Prezzo equo Amazon, come finirà la vicenda?

Prima di tutto, va ricordato che per il momento si tratta di una valutazione preliminare e che dinanzi alle considerazioni sopra sintetizzate Amazon ha già respinto ogni accusa, affermando che modificare l’attuale politica dei prezzi finirebbe con il danneggiare sia i clienti che i partner di vendita.

Occorre poi osservare come la tesi dell’Authority tedesca non si ponga come una sentenza senza possibilità d’appello ma mette in luce una situazione controversa, esprimendosi negativamente, in modo che ci sia un approfondimento sul tema.

Infatti sebbene esprima chiaramente le sue preoccupazioni per il doppio ruolo di Amazon, come provider e come venditore diretto, per via del potenziale conflitto di interessi che potrebbe comportare, non vi è alcuna accusa effettiva nei confronti della piattaforma di comportamenti che la avvantaggino rispetto ai venditori terze parti.

Vien da sé che, siffatta argomentazione, risente di mancanza di fondamento alla base, individuabile un comportamento lesivo della concorrenza, al momento solo potenziale e tutto da accertare.

Ci sono però situazioni inconfutabili individuate dall’Autorità come quella relativa all’abbandono della piattaforma da parte di chi è impossibilitato nel praticare i prezzi bassi indicati, situazione certamente attuale in diverse categorie di prodotto in cui diversi Seller ci hanno confermato di preferire non vendere più a causa dell’assenza di margini.

Infine è certamente rilevante il fatto che se Amazon impone di allinearsi ai prezzi più bassi trovati altrove, questo comporta una maggiore difficoltà per i Seller di abbandonare la piattaforma, magari perché sono in grado di offrire prodotti a prezzi inferiori, trattenendoli, seppur indirettamente, all’interno del suo ecosistema.

Anche questo è certamente un comportamento lesivo della concorrenza laddove impedisca, di fatto, di poter operare su diversi canali o comunque di scegliere di lasciare la piattaforma.

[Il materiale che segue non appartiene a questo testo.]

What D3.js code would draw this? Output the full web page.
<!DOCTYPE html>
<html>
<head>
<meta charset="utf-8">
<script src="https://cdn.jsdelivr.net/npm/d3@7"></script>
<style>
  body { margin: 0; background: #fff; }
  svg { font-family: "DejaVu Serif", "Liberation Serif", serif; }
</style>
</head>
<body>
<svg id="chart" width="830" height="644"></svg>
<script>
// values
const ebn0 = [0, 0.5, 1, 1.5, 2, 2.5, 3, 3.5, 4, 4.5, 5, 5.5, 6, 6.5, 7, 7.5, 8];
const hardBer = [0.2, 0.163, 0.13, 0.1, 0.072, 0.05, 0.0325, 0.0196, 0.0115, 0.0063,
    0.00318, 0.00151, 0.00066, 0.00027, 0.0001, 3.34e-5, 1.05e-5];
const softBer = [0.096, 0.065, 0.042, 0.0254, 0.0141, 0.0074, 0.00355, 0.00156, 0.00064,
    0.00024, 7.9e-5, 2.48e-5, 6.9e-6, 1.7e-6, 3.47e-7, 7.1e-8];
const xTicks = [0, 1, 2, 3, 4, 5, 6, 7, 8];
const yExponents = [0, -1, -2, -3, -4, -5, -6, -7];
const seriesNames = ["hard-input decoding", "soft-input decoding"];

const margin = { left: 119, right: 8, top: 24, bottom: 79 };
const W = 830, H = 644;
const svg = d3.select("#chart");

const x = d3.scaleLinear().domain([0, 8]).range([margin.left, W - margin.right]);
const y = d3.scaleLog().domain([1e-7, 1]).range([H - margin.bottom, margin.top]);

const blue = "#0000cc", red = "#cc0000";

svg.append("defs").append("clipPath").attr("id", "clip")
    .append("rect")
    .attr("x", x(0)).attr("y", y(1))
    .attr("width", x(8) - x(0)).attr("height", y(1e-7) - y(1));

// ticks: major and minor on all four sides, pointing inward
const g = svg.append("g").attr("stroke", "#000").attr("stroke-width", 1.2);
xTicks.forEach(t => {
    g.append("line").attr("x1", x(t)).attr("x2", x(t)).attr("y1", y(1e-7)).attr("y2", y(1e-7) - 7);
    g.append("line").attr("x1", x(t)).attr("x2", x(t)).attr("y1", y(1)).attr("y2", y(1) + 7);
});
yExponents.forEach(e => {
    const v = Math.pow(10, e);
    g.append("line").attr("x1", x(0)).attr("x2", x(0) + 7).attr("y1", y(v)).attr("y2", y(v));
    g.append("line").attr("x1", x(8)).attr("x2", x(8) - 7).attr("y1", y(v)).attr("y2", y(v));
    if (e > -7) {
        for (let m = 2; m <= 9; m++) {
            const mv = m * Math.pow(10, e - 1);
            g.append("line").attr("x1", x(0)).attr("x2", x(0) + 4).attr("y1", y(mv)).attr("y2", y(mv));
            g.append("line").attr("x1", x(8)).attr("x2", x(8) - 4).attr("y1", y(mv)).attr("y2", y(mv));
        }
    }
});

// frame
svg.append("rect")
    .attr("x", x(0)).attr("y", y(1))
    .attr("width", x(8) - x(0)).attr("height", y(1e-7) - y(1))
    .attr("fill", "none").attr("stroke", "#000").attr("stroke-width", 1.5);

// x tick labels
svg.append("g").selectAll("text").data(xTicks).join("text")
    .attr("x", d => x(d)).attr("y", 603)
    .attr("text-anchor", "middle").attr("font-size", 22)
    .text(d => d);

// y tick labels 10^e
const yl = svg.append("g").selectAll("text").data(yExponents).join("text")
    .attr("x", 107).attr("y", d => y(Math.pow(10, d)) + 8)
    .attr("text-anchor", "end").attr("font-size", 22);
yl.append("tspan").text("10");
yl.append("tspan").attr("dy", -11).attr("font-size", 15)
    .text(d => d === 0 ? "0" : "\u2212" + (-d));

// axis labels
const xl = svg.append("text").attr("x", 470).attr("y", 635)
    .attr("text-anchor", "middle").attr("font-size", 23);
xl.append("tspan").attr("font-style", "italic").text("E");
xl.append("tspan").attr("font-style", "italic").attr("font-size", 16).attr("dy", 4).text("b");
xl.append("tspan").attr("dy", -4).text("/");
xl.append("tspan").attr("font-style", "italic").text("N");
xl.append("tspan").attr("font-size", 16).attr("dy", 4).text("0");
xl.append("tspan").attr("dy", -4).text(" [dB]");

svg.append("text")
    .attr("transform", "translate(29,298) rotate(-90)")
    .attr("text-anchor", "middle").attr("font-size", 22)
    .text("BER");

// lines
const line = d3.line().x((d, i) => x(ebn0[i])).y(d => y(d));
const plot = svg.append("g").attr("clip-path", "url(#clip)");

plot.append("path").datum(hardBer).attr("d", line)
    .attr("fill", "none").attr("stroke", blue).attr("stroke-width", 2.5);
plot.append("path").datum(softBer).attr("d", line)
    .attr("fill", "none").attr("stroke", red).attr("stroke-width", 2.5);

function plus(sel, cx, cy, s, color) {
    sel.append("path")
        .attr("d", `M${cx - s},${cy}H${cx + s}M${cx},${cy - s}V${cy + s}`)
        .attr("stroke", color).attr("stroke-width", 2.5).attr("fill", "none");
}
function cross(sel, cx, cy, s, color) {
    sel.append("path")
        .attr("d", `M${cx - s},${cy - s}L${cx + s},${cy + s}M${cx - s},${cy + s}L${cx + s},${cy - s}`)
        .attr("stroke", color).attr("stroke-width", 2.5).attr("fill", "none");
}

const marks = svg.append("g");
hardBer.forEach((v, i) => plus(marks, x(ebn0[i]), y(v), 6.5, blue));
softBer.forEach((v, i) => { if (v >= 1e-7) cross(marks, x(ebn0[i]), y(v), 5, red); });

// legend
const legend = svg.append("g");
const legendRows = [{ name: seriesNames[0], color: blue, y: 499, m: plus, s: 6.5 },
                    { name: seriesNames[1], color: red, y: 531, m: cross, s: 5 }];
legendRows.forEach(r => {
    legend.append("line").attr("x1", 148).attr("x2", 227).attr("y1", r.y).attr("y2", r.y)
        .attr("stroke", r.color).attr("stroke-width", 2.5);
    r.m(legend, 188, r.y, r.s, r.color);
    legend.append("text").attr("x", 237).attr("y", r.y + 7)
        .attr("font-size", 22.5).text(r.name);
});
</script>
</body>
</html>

La pietra è però stata scagliata. E la questione è tutt’altro che di facile risoluzione. Non si tratta infatti di una mera disputa sui prezzi, ma di un faro che si accede sulla necessità che le piattaforme che influenzano i mercati non possano essere autorizzate a governare la concorrenza.

Gli algoritmi, se implementati da piattaforme dominanti, possono diventare strumenti di esclusione e controllo.

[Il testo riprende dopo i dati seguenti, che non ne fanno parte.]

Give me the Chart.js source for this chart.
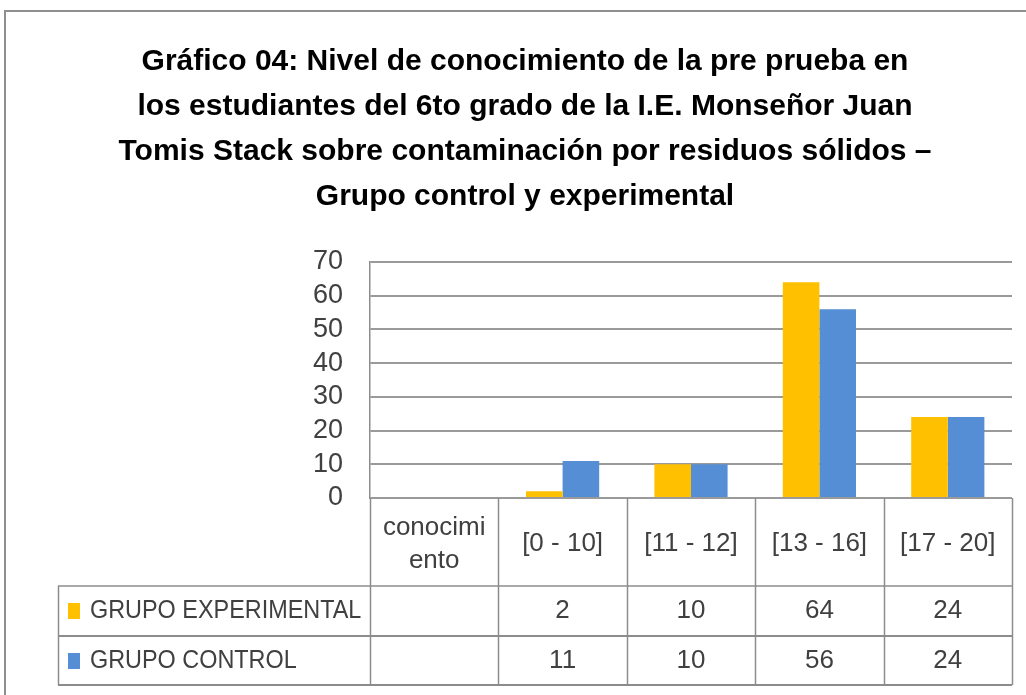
<!DOCTYPE html>
<html>
<head>
<meta charset="utf-8">
<script src="https://cdn.jsdelivr.net/npm/chart.js@4/dist/chart.umd.min.js"></script>
<style>
  html, body { margin: 0; padding: 0; background: #fff; }
  #wrap { position: relative; width: 1026px; height: 695px; overflow: hidden; }
  #frame { position: absolute; left: 4px; top: 10px; width: 1040px; height: 700px; border: 2px solid #8f8f8f; box-sizing: border-box; }
  canvas { position: absolute; left: 0; top: 0; }
</style>
</head>
<body>
<div id="wrap">
  <div id="frame"></div>
  <canvas id="c" width="1026" height="695"></canvas>
</div>
<script>
const titleLines = [
  'Gráfico 04: Nivel de conocimiento de la pre prueba en',
  'los estudiantes del 6to grado de la I.E. Monseñor Juan',
  'Tomis Stack sobre contaminación por residuos sólidos –',
  'Grupo control y experimental'
];
const categories = [['conocimi', 'ento'], '[0 - 10]', '[11 - 12]', '[13 - 16]', '[17 - 20]'];
const experimentalLabel = 'GRUPO EXPERIMENTAL';
const controlLabel = 'GRUPO CONTROL';
const experimental = [null, 2, 10, 64, 24];
const control = [null, 11, 10, 56, 24];
const yTicks = [0, 10, 20, 30, 40, 50, 60, 70];

const FONT = '"Liberation Sans", Arial, sans-serif';
const YELLOW = '#FFC000';
const BLUE = '#558ED5';
const LINE = '#8c8c8c';
const TEXT = '#404040';

const tablePlugin = {
  id: 'dataTable',
  afterDraw(chart) {
    const ctx = chart.ctx;
    const area = chart.chartArea;
    const xs = chart.scales.x;
    const n = categories.length;
    const cw = (area.right - area.left) / n;
    const headTop = area.bottom, headBot = 586, row1Bot = 636, row2Bot = 685;
    const tableLeft = 58;
    ctx.save();
    ctx.strokeStyle = LINE;
    ctx.lineWidth = 1.5;
    for (let i = 0; i <= n; i++) {
      const x = Math.round(area.left + i * cw) + 0.5;
      ctx.beginPath(); ctx.moveTo(x, headTop); ctx.lineTo(x, row2Bot); ctx.stroke();
    }
    ctx.beginPath(); ctx.moveTo(tableLeft + 0.5, headBot); ctx.lineTo(tableLeft + 0.5, row2Bot); ctx.stroke();
    [headBot, row1Bot, row2Bot].forEach((y, k) => {
      ctx.lineWidth = k === 0 ? 1.5 : 2.2;
      ctx.beginPath(); ctx.moveTo(tableLeft, y); ctx.lineTo(area.right, y); ctx.stroke();
    });
    ctx.fillStyle = TEXT;
    ctx.font = '26px ' + FONT;
    ctx.textAlign = 'center';
    ctx.textBaseline = 'middle';
    categories.forEach((lab, i) => {
      const cx = xs.getPixelForValue(i);
      if (Array.isArray(lab)) {
        ctx.fillText(lab[0], cx, 528);
        ctx.fillText(lab[1], cx, 561);
      } else {
        ctx.fillText(lab, cx, 544);
      }
    });
    const rows = [
      { label: experimentalLabel, color: YELLOW, data: experimental, y: 611 },
      { label: controlLabel, color: BLUE, data: control, y: 661 }
    ];
    rows.forEach(r => {
      ctx.fillStyle = r.color;
      ctx.fillRect(68, r.y - 8, 12, 16);
      ctx.fillStyle = TEXT;
      ctx.save();
      ctx.translate(90, r.y);
      ctx.scale(0.9, 1);
      ctx.textAlign = 'left';
      ctx.fillText(r.label, 0, 0);
      ctx.restore();
      ctx.textAlign = 'center';
      r.data.forEach((v, i) => {
        if (v !== null) ctx.fillText(String(v), xs.getPixelForValue(i), r.y);
      });
    });
    ctx.restore();
  }
};

new Chart(document.getElementById('c'), {
  type: 'bar',
  data: {
    labels: categories,
    datasets: [
      { label: experimentalLabel, data: experimental, backgroundColor: YELLOW },
      { label: controlLabel, data: control, backgroundColor: BLUE }
    ]
  },
  options: {
    responsive: false,
    animation: false,
    devicePixelRatio: 1,
    categoryPercentage: 0.57,
    barPercentage: 1.0,
    layout: { padding: { left: 38, right: 14, top: 0, bottom: 197 } },
    plugins: {
      legend: { display: false },
      tooltip: { enabled: false },
      title: {
        display: true,
        text: titleLines,
        color: '#000',
        font: { family: FONT, size: 30, weight: 'bold', lineHeight: 45 / 30 },
        padding: { top: 39.5, bottom: 42.5 }
      }
    },
    scales: {
      x: { display: false },
      y: {
        min: 0, max: 70,
        afterFit(s) { s.width = 332; },
        afterBuildTicks(s) { s.ticks = yTicks.map(v => ({ value: v })); },
        ticks: { color: TEXT, font: { family: FONT, size: 27 }, padding: 27, autoSkip: false },
        grid: { color: '#9a9a9a', lineWidth: 2, drawTicks: false },
        border: { display: true, color: LINE, width: 1.5 }
      }
    }
  },
  plugins: [tablePlugin]
});
</script>
</body>
</html>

Si tratta di accertare se l’infrastruttura del commercio stesso venga utilizzata per consolidare il dominio e sopprimere la concorrenza fin dalla progettazione oppure per favorire il progresso e l’accesso al mercato a tutti a parità di regole e trattamento.

Certamente occorre un monitoraggio puntuale da parte delle Autorità a garanzia del mercato per evitare che, le derive negative, compreso quanto indicato sopra, diventino attuali e possano danneggiare il mercato e i suoi protagonisti, venditori ed acquirenti compresi.